[Written instruction] Do not copy the pictures. Write out the lines from the start of the entries through the line containing "['0.011', '0.296', '0.163', '0.215', '0.057', '0.301'];".

[Data for this task]
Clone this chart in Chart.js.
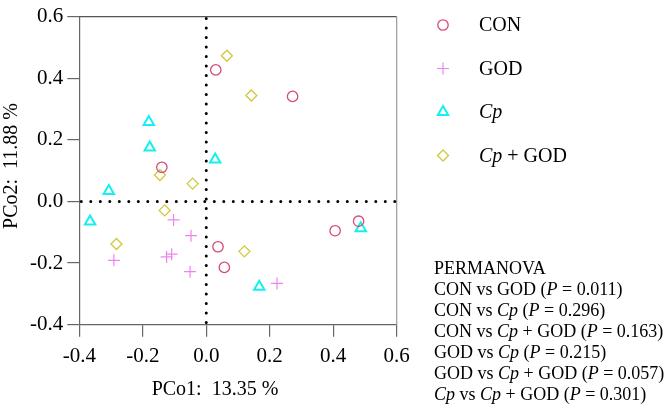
<!DOCTYPE html>
<html>
<head>
<meta charset="utf-8">
<script src="https://cdn.jsdelivr.net/npm/chart.js@4.4.0/dist/chart.umd.min.js"></script>
<style>
  body { margin: 0; background: #fff; }
</style>
</head>
<body>
<canvas id="pcoa" width="666" height="408"></canvas>
<script>
// PCoA scores
var conX = [0.030, -0.140, 0.272, 0.037, 0.057, 0.406, 0.480];
var conY = [0.427, 0.111, 0.341, -0.147, -0.214, -0.095, -0.064];
var godX = [-0.103, -0.048, -0.109, -0.125, -0.291, -0.051, 0.223];
var godY = [-0.060, -0.111, -0.171, -0.180, -0.191, -0.228, -0.266];
var cpX = [-0.181, -0.178, 0.028, -0.307, -0.366, 0.167, 0.487];
var cpY = [0.258, 0.175, 0.136, 0.034, -0.065, -0.277, -0.087];
var cpgX = [0.065, 0.142, -0.146, -0.043, -0.131, -0.283, 0.120];
var cpgY = [0.473, 0.344, 0.086, 0.058, -0.029, -0.138, -0.162];

var groupNames = ['CON', 'GOD', '*Cp*', '*Cp* + GOD'];
var xTicks = [-0.4, -0.2, 0.0, 0.2, 0.4, 0.6];
var yTicks = [-0.4, -0.2, 0.0, 0.2, 0.4, 0.6];
var xTitle = 'PCo1:  13.35 %';
var yTitle = 'PCo2:  11.88 %';
var permPairs = ['CON vs GOD', 'CON vs *Cp*', 'CON vs *Cp* + GOD', 'GOD vs *Cp*', 'GOD vs *Cp* + GOD', '*Cp* vs *Cp* + GOD'];
var permP = ['0.011', '0.296', '0.163', '0.215', '0.057', '0.301'];

var FONT = "'Liberation Serif', 'Times New Roman', serif";

function pts(xs, ys) {
  return xs.map(function(x, i) { return {x: x, y: ys[i]}; });
}

// text with *italic* parts
function drawRich(ctx, str, x, y, size) {
  var parts = str.split('*');
  for (var i = 0; i < parts.length; i++) {
    ctx.font = (i % 2 ? 'italic ' : '') + size + 'px ' + FONT;
    ctx.fillText(parts[i], x, y);
    x += ctx.measureText(parts[i]).width;
  }
}

var extras = {
  id: 'extras',
  beforeDatasetsDraw: function(chart) {
    var ctx = chart.ctx, a = chart.chartArea;
    var x0 = chart.scales.x.getPixelForValue(0);
    var y0 = chart.scales.y.getPixelForValue(0);
    ctx.save();
    // box top and right
    ctx.lineWidth = 1.2;
    ctx.strokeStyle = '#555';
    ctx.beginPath();
    ctx.moveTo(a.left, a.top);
    ctx.lineTo(a.right, a.top);
    ctx.stroke();
    ctx.strokeStyle = '#999';
    ctx.beginPath();
    ctx.moveTo(a.right, a.top);
    ctx.lineTo(a.right, a.bottom);
    ctx.stroke();
    // dotted zero lines
    ctx.strokeStyle = '#000';
    ctx.lineWidth = 3;
    ctx.lineCap = 'round';
    ctx.setLineDash([0, 9.5]);
    ctx.beginPath();
    ctx.moveTo(x0, a.top + 2);
    ctx.lineTo(x0, a.bottom - 2);
    ctx.stroke();
    ctx.beginPath();
    ctx.moveTo(a.left + 2, y0);
    ctx.lineTo(a.right, y0);
    ctx.stroke();
    ctx.restore();
  },
  afterDraw: function(chart) {
    var ctx = chart.ctx;
    ctx.save();
    ctx.fillStyle = '#000';
    ctx.textBaseline = 'middle';
    // axis titles
    ctx.font = '20px ' + FONT;
    ctx.textAlign = 'center';
    ctx.fillText(xTitle, 215, 390);
    ctx.save();
    ctx.translate(12, 166);
    ctx.rotate(-Math.PI / 2);
    ctx.fillText(yTitle, 0, 0);
    ctx.restore();
    // legend
    ctx.textAlign = 'left';
    chart.data.datasets.forEach(function(ds, i) {
      var y = 25 + i * 43.5;
      ctx.save();
      ctx.strokeStyle = ds.borderColor;
      ctx.fillStyle = 'rgba(0,0,0,0)';
      ctx.lineWidth = ds.borderWidth;
      Chart.helpers.drawPoint(ctx, {pointStyle: ds.pointStyle, rotation: 0, radius: ds.pointRadius, borderWidth: ds.borderWidth}, 443, y);
      ctx.restore();
      ctx.fillStyle = '#000';
      drawRich(ctx, groupNames[i], 479, y + 1, 20);
    });
    // PERMANOVA block
    drawRich(ctx, 'PERMANOVA', 434, 269, 18);
    permPairs.forEach(function(p, i) {
      drawRich(ctx, p + ' (*P* = ' + permP[i] + ')', 434, 290 + i * 21, 18);
    });
    ctx.restore();
  }
};

var tickFont = {family: FONT, size: 21};

new Chart(document.getElementById('pcoa').getContext('2d'), {
  type: 'scatter',
  data: {
    datasets: [
      {label: 'CON', data: pts(conX, conY), pointStyle: 'circle', pointRadius: 5.2, borderColor: '#d44a7a', backgroundColor: 'rgba(0,0,0,0)', borderWidth: 1.3},
      {label: 'GOD', data: pts(godX, godY), pointStyle: 'cross', pointRadius: 6, borderColor: '#ee85ee', backgroundColor: 'rgba(0,0,0,0)', borderWidth: 1.2},
      {label: 'Cp', data: pts(cpX, cpY), pointStyle: 'triangle', pointRadius: 6, borderColor: '#14f0f0', backgroundColor: 'rgba(0,0,0,0)', borderWidth: 2},
      {label: 'Cp + GOD', data: pts(cpgX, cpgY), pointStyle: 'rectRot', pointRadius: 5.5, borderColor: '#d2c83e', backgroundColor: 'rgba(0,0,0,0)', borderWidth: 1.3}
    ]
  },
  options: {
    responsive: false,
    animation: false,
    layout: {padding: {left: 0, top: 6.7, right: 269.3, bottom: 0}},
    plugins: {legend: {display: false}, tooltip: {enabled: false}},
    scales: {
      x: {
        type: 'linear', min: -0.4, max: 0.6,
        afterBuildTicks: function(s) { s.ticks = xTicks.map(function(v) { return {value: v}; }); },
        afterFit: function(s) { s.height = 83.3; },
        ticks: {color: '#000', font: tickFont, padding: 7, maxRotation: 0,
          callback: function(v) { return v.toFixed(1); }},
        grid: {drawOnChartArea: false, drawTicks: true, tickLength: 12, color: '#666', lineWidth: 1.2},
        border: {display: true, color: '#666', width: 1.2}
      },
      y: {
        type: 'linear', min: -0.4, max: 0.6,
        afterBuildTicks: function(s) { s.ticks = yTicks.map(function(v) { return {value: v}; }); },
        afterFit: function(s) { s.width = 79.3; },
        ticks: {color: '#000', font: tickFont, padding: 4,
          callback: function(v) { return v.toFixed(1); }},
        grid: {drawOnChartArea: false, drawTicks: true, tickLength: 12, color: '#666', lineWidth: 1.2},
        border: {display: true, color: '#666', width: 1.2}
      }
    }
  },
  plugins: [extras]
});
</script>
</body>
</html>
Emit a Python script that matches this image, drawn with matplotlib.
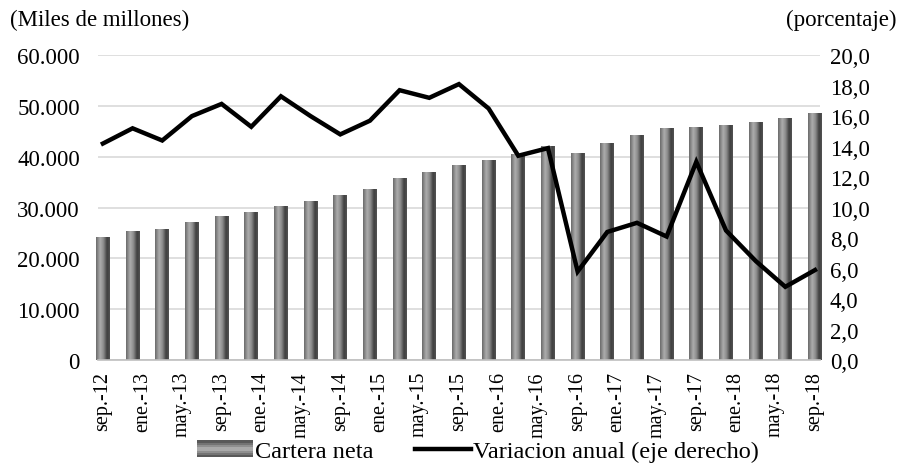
import numpy as np
import matplotlib
matplotlib.use("Agg")
import matplotlib.pyplot as plt
from matplotlib.lines import Line2D
from matplotlib.patches import Rectangle
from matplotlib.legend_handler import HandlerBase
from matplotlib.ticker import FuncFormatter

plt.rcParams["font.family"] = ["Liberation Serif", "DejaVu Serif"]

# datos trimestrales sep-12 ... sep-18
cartera = [24200, 25300, 25800, 27100, 28400, 29050, 30400, 31350, 32480,
           33660, 35760, 37060, 38440, 39370, 40550, 42160, 40750, 42700,
           44290, 45590, 45900, 46260, 46910, 47640, 48560]
variacion = [14.2, 15.2, 14.4, 16.0, 16.8, 15.3, 17.3, 16.0, 14.8, 15.7,
             17.7, 17.2, 18.1, 16.5, 13.4, 13.9, 5.8, 8.4, 9.0, 8.1,
             13.0, 8.5, 6.5, 4.8, 5.9]
etiquetas = ["sep.-12", "ene.-13", "may.-13", "sep.-13", "ene.-14", "may.-14",
             "sep.-14", "ene.-15", "may.-15", "sep.-15", "ene.-16", "may.-16",
             "sep.-16", "ene.-17", "may.-17", "sep.-17", "ene.-18", "may.-18",
             "sep.-18"]

# posicion en meses desde sep-12
x = np.arange(len(cartera)) * 3
xt = np.arange(len(etiquetas)) * 4

# perfil de sombreado del cilindro (izquierda -> derecha)
perfil = np.interp(np.linspace(0, 1, 40), [0, 0.3, 0.55, 0.8, 1.0],
                   [0.42, 0.68, 0.54, 0.25, 0.32])
grad = np.dstack([perfil, perfil, perfil])


class GradHandler(HandlerBase):
    def create_artists(self, legend, orig, xd, yd, w, h, fontsize, trans):
        arts = []
        n = 8
        vals = np.interp(np.linspace(0, 1, n), [0, 0.5, 1], [0.35, 0.72, 0.35])
        for i, v in enumerate(vals):
            r = Rectangle((xd, yd + h * i / n), w, h / n + 0.3,
                          facecolor=(v, v, v), edgecolor="none", transform=trans)
            arts.append(r)
        return arts


fig = plt.figure(figsize=(9.07, 4.64), dpi=100)
ax = fig.add_axes([0.108, 0.222, 0.796, 0.657])

bars = ax.bar(x, cartera, width=1.4, color="#707070", zorder=2)
for b in bars:
    x0, w, h = b.get_x(), b.get_width(), b.get_height()
    im = ax.imshow(grad, extent=[x0, x0 + w, 0, h], aspect="auto", zorder=2,
                   interpolation="bilinear")
    im.set_clip_path(b)

ax.set_xlim(-0.5, 72.5)
ax.set_ylim(0, 60000)
ax.set_yticks(np.arange(0, 60001, 10000))
ax.yaxis.set_major_formatter(FuncFormatter(lambda v, p: f"{v:,.0f}".replace(",", ".")))
ax.set_xticks(xt)
ax.set_xticklabels(etiquetas, rotation=90, fontsize=14.5)
ax.grid(axis="y", color="#d9d9d9", lw=1.2)
ax.set_axisbelow(True)
for s in ["top", "right", "left"]:
    ax.spines[s].set_visible(False)
ax.spines["bottom"].set_color("#bfbfbf")
ax.spines["bottom"].set_linewidth(1.2)
ax.tick_params(axis="y", length=0, pad=13, labelsize=16.5)
ax.tick_params(axis="x", length=0, pad=8)

ax2 = ax.twinx()
ax2.plot(x, variacion, color="black", lw=3.2, solid_joinstyle="miter")
ax2.set_ylim(0, 20)
ax2.set_yticks(np.arange(0, 20.1, 2))
ax2.yaxis.set_major_formatter(FuncFormatter(lambda v, p: f"{v:.1f}".replace(".", ",")))
ax2.tick_params(axis="y", length=0, pad=7, labelsize=16.5)
for s in ax2.spines.values():
    s.set_visible(False)
ax2.set_xlim(-0.5, 72.5)

fig.text(0.011, 0.955, "(Miles de millones)", fontsize=16.5, va="center", ha="left")
fig.text(0.988, 0.955, "(porcentaje)", fontsize=16.5, va="center", ha="right")

handles = [Rectangle((0, 0), 1, 1), Line2D([], [], color="black", lw=3.2)]
fig.legend(handles, ["Cartera neta", "Variacion anual (eje derecho)"],
           handler_map={Rectangle: GradHandler()}, loc="center",
           bbox_to_anchor=(0.527, 0.025), ncol=2, frameon=False, fontsize=17.5,
           handlelength=2.3, handletextpad=0.1, columnspacing=1.7,
           borderaxespad=0)

fig.savefig("out.png", dpi=100)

[Output for this exercise]
Clone this chart in Chart.js.
<!DOCTYPE html>
<html>
<head>
<meta charset="utf-8">
<script src="https://cdn.jsdelivr.net/npm/chart.js@4.4.0/dist/chart.umd.min.js"></script>
<style>
  body { margin: 0; background: #fff; }
</style>
</head>
<body>
<canvas id="pcoa" width="666" height="408"></canvas>
<script>
// PCoA scores
var conX = [0.030, -0.140, 0.272, 0.037, 0.057, 0.406, 0.480];
var conY = [0.427, 0.111, 0.341, -0.147, -0.214, -0.095, -0.064];
var godX = [-0.103, -0.048, -0.109, -0.125, -0.291, -0.051, 0.223];
var godY = [-0.060, -0.111, -0.171, -0.180, -0.191, -0.228, -0.266];
var cpX = [-0.181, -0.178, 0.028, -0.307, -0.366, 0.167, 0.487];
var cpY = [0.258, 0.175, 0.136, 0.034, -0.065, -0.277, -0.087];
var cpgX = [0.065, 0.142, -0.146, -0.043, -0.131, -0.283, 0.120];
var cpgY = [0.473, 0.344, 0.086, 0.058, -0.029, -0.138, -0.162];

var groupNames = ['CON', 'GOD', '*Cp*', '*Cp* + GOD'];
var xTicks = [-0.4, -0.2, 0.0, 0.2, 0.4, 0.6];
var yTicks = [-0.4, -0.2, 0.0, 0.2, 0.4, 0.6];
var xTitle = 'PCo1:  13.35 %';
var yTitle = 'PCo2:  11.88 %';
var permPairs = ['CON vs GOD', 'CON vs *Cp*', 'CON vs *Cp* + GOD', 'GOD vs *Cp*', 'GOD vs *Cp* + GOD', '*Cp* vs *Cp* + GOD'];
var permP = ['0.011', '0.296', '0.163', '0.215', '0.057', '0.301'];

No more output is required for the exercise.